Depuis la guerre, la maison d’édition s’est retrouvée dans l’obligation de mettre en place des mesures de sécurité très rigoureuses, explique Maria. Plusieurs méthodes pour détruire toute trace de leurs activités s’ils venaient à être débusqués ont été mises en place, comme des déchiqueteuses et des barils en métal remplis de pétrole. Les dissidents sont même allés jusqu’à prendre leurs distances vis-à-vis de leurs publications, afin d’assurer la survie de la littérature produite et de celle des éventuelles futures éditions, s’ils se voyaient contraints de mettre un terme à l’opération. 

Nous sommes honorés par la confiance que nous portent les auteurs. Nous ferons donc tout notre possible pour continuer ce travail aussi longtemps que nous le pourrons,” affirme Maria. 

Le mouvement de résistance universitaire, dont les débuts précèdent la fondation de la fédération de Russie, rencontre de plus en plus de difficultés à survivre dans un Etat qui resserre son emprise à la fois sur les universités et sur les mouvements étudiants en général.

Yegor, jeune militant au sein de l’une des universités les plus prestigieuses du pays, fait partie de l’un des nombreux groupes anarchistes très actifs sur le campus. Si certains le considèrent comme un “conférencier”, Yegor consacre la plupart de son temps libre à partager ses idées avec d’autres étudiants, à partager des propositions de mesures concrètes pour changer le système, et à offrir un espace de dialogue pour les étudiants qui souhaitent faire part de leurs opinions et discuter avec des individus aux points de vue similaires. 

C’est beaucoup plus facile qu’on ne le pense au départ, même si les risques ne manquent pas. Malgré la persécution que nous subissons, notre travail est assez simple à exécuter. Nous nous réapproprions en quelque sorte les ressources de l’université, comme les salles de cours et les outils numériques. Nous profitons de tout ce qu’offre l’Etat, à son insu, qui plus est”, explique Yegor. 

La situation se complique, cependant.” poursuit-il. “Beaucoup n’osent plus parler à cause de la guerre, et ceux qui manifestaient auparavant se sont aujourd’hui radicalisés, et exigent des mesures immédiates. J’essaie d’apprendre à tous les étudiants, qu’ils soient en première ou en dernière année, comment lutter de façon efficace sans pour autant se mettre en danger.” Il ajoute que si certains tuteurs et professeurs soutiennent leurs cause, ils ne peuvent pas le faire ouvertement, et se contentent de “faire passer le message à propos de nos réunions, et plus globalement l’opportunité de résister à l’oppression.”

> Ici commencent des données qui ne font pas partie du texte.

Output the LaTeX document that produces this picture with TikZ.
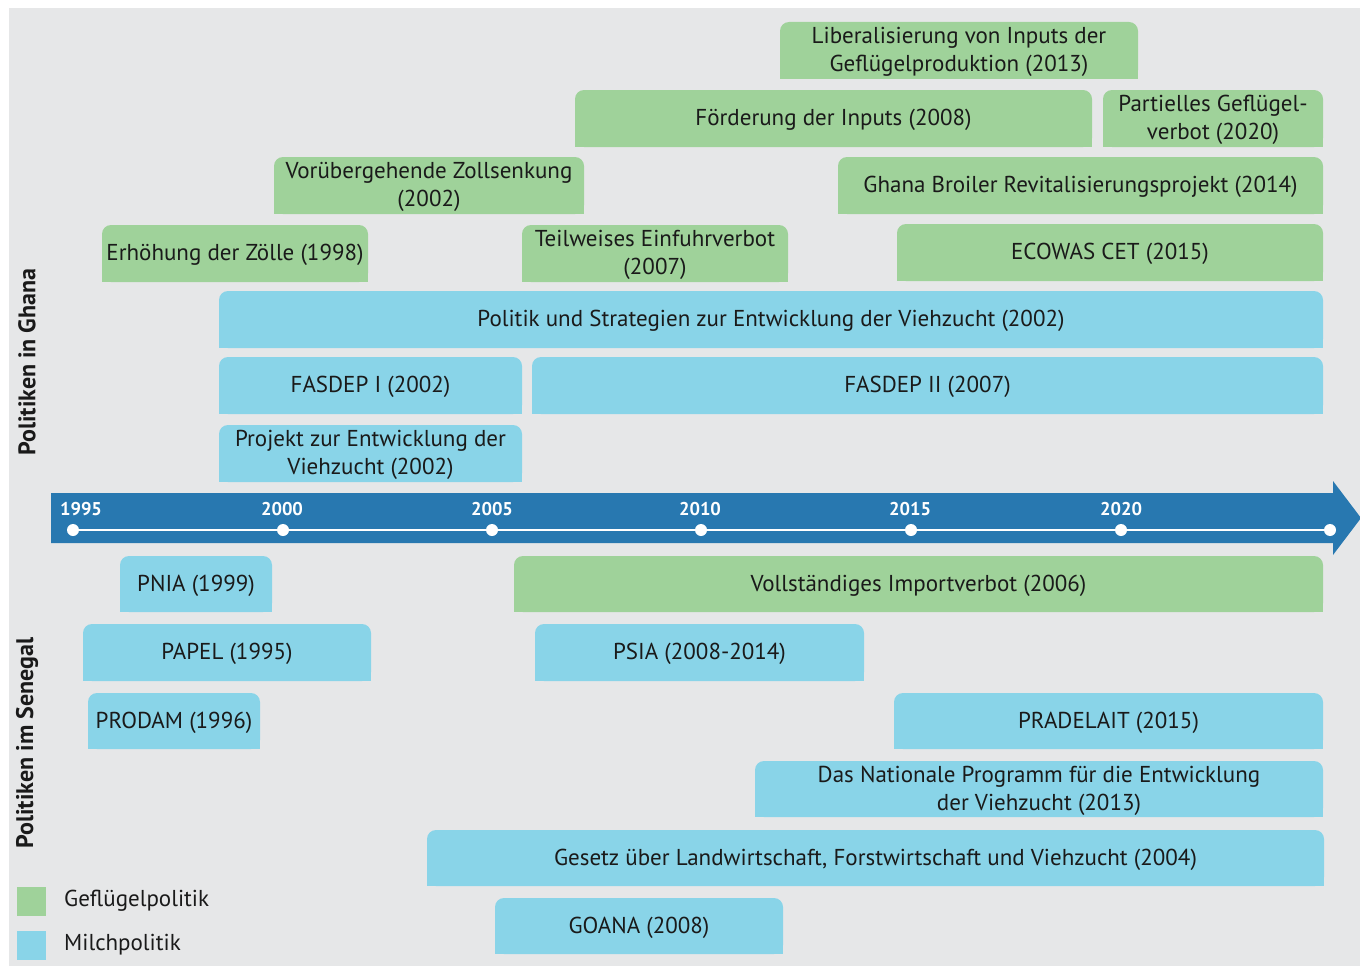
\documentclass[tikz,border=0pt]{standalone}
\usepackage{fontspec}
\setmainfont{PT Sans}
\definecolor{bgc}{HTML}{E6E7E8}
\definecolor{gr}{HTML}{9FD29A}
\definecolor{bl}{HTML}{89D4E8}
\definecolor{arr}{HTML}{2878B0}
\definecolor{ink}{HTML}{1A1A1A}
\tikzset{
  txt/.style={text=ink,font=\fontsize{23}{28}\selectfont,align=center,inner sep=0pt,yshift=-1.5pt},
  yr/.style={text=white,font=\bfseries\fontsize{18.5}{20}\selectfont,inner sep=0pt},
  side/.style={text=ink,font=\bfseries\fontsize{24}{28}\selectfont,rotate=90,inner sep=0pt},
  dot/.style={circle,fill=white,inner sep=0pt,minimum size=12pt},
  leg/.style={text=ink,font=\fontsize{23}{27}\selectfont,anchor=west,inner sep=0pt}
}
\newcommand\tbox[7]{%
  \fill[#6,rounded corners=9pt] (#2,-#3) rectangle (#4,-#5);
  \fill[#6] (#2,{-#3-15}) rectangle (#4,-#5);
  \node[txt] (#1) at ({(#2+#4)/2},{-(#3+#5)/2}) {#7};}
\begin{document}
\begin{tikzpicture}[x=1pt,y=1pt]
\useasboundingbox (0,0) rectangle (1360,-966);
\fill[white] (0,0) rectangle (1360,-966);
\fill[bgc] (9,-8) rectangle (1360,-966);
% Ghana
\tbox{lib}{780}{22}{1138}{79}{gr}{Liberalisierung von Inputs der\\Geflügelproduktion (2013)}
\tbox{foer}{575}{90}{1092}{147}{gr}{Förderung der Inputs (2008)}
\tbox{part}{1103}{90}{1323}{147}{gr}{Partielles Geflügel-\\verbot (2020)}
\tbox{zoll}{274}{157}{584}{214}{gr}{Vorübergehende Zollsenkung\\(2002)}
\tbox{broil}{838}{157}{1323}{214}{gr}{Ghana Broiler Revitalisierungsprojekt (2014)}
\tbox{erh}{102}{225}{368}{282}{gr}{Erhöhung der Zölle (1998)}
\tbox{teil}{522}{225}{788}{282}{gr}{Teilweises Einfuhrverbot\\(2007)}
\tbox{ecow}{897}{224}{1323}{281}{gr}{ECOWAS CET (2015)}
\tbox{pol}{219}{291}{1323}{348}{bl}{Politik und Strategien zur Entwicklung der Viehzucht (2002)}
\tbox{fas1}{219}{357}{522}{414}{bl}{FASDEP I (2002)}
\tbox{fas2}{532}{357}{1323}{414}{bl}{FASDEP II (2007)}
\tbox{proj}{219}{425}{522}{482}{bl}{Projekt zur Entwicklung der\\Viehzucht (2002)}
% timeline
\fill[arr] (51,-493) -- (1333,-493) -- (1333,-481) -- (1361,-518) -- (1333,-555) -- (1333,-543) -- (51,-543) -- cycle;
\node[dot] (d1) at (73,-530) {};
\node[dot] (d2) at (283,-530) {};
\node[dot] (d3) at (492,-530) {};
\node[dot] (d4) at (701,-530) {};
\node[dot] (d5) at (911,-530) {};
\node[dot] (d6) at (1121,-530) {};
\node[dot] (d7) at (1330,-530) {};
\draw[white,line width=2.5pt] (d1.center) -- (d7.center);
\node[yr] (y1) at (81,-509) {1995};
\node[yr] (y2) at (282,-509) {2000};
\node[yr] (y3) at (492,-509) {2005};
\node[yr] (y4) at (700,-509) {2010};
\node[yr] (y5) at (910,-509) {2015};
\node[yr] (y6) at (1121,-509) {2020};
% Senegal
\tbox{pnia}{120}{556}{272}{612}{bl}{PNIA (1999)}
\tbox{voll}{514}{556}{1323}{612}{gr}{Vollständiges Importverbot (2006)}
\tbox{papel}{83}{624}{371}{681}{bl}{PAPEL (1995)}
\tbox{psia}{535}{624}{864}{681}{bl}{PSIA (2008-2014)}
\tbox{prodam}{88}{693}{260}{749}{bl}{PRODAM (1996)}
\tbox{prad}{894}{693}{1323}{749}{bl}{PRADELAIT (2015)}
\tbox{nat}{755}{761}{1323}{817}{bl}{Das Nationale Programm für die Entwicklung\\der Viehzucht (2013)}
\tbox{ges}{427}{830}{1324}{886}{bl}{Gesetz über Landwirtschaft, Forstwirtschaft und Viehzucht (2004)}
\tbox{goana}{495}{898}{783}{954}{bl}{GOANA (2008)}
% side labels
\node[side] (gh) at (27,-362) {Politiken in Ghana};
\node[side] (sn) at (27,-743) {Politiken im Senegal};
% legend
\fill[gr] (17,-887) rectangle (46,-916);
\fill[bl] (17,-931) rectangle (46,-960);
\node[leg] (lg1) at (64,-901) {Geflügelpolitik};
\node[leg] (lg2) at (64,-945) {Milchpolitik};
\end{tikzpicture}
\end{document}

De plus en plus de groupes de résistants clandestins offrent un refuge à ceux qui souhaitent lutter contre le régime en place sans avoir à sacrifier leur liberté. Une lueur d’espoir persiste, tout comme le désir de voir un jour émerger une “Russie libre”. C’est ce que démontrent le combat de personnalités comme Boris Nadejdine, potentiel candidat libéral à l’élection présidentielle soutenu par des centaines de milliers de signatures (au moment de la rédaction de cet article), l’opposition grandissante des Russes de tout âge à la guerre, ou même les frustrations de ceux qui par le passé se déclaraient en faveur de l’invasion.

Dans pareil contexte de guerre, et alors que les élections approchent, l’assassinat d’Alexeï Navalny pourrait potentiellement unifier la société russe, estime Yegor. Et, peut-être, servir de catalyseur à de véritables changements. 

Les noms et prénoms des personnes citées ont été modifiés.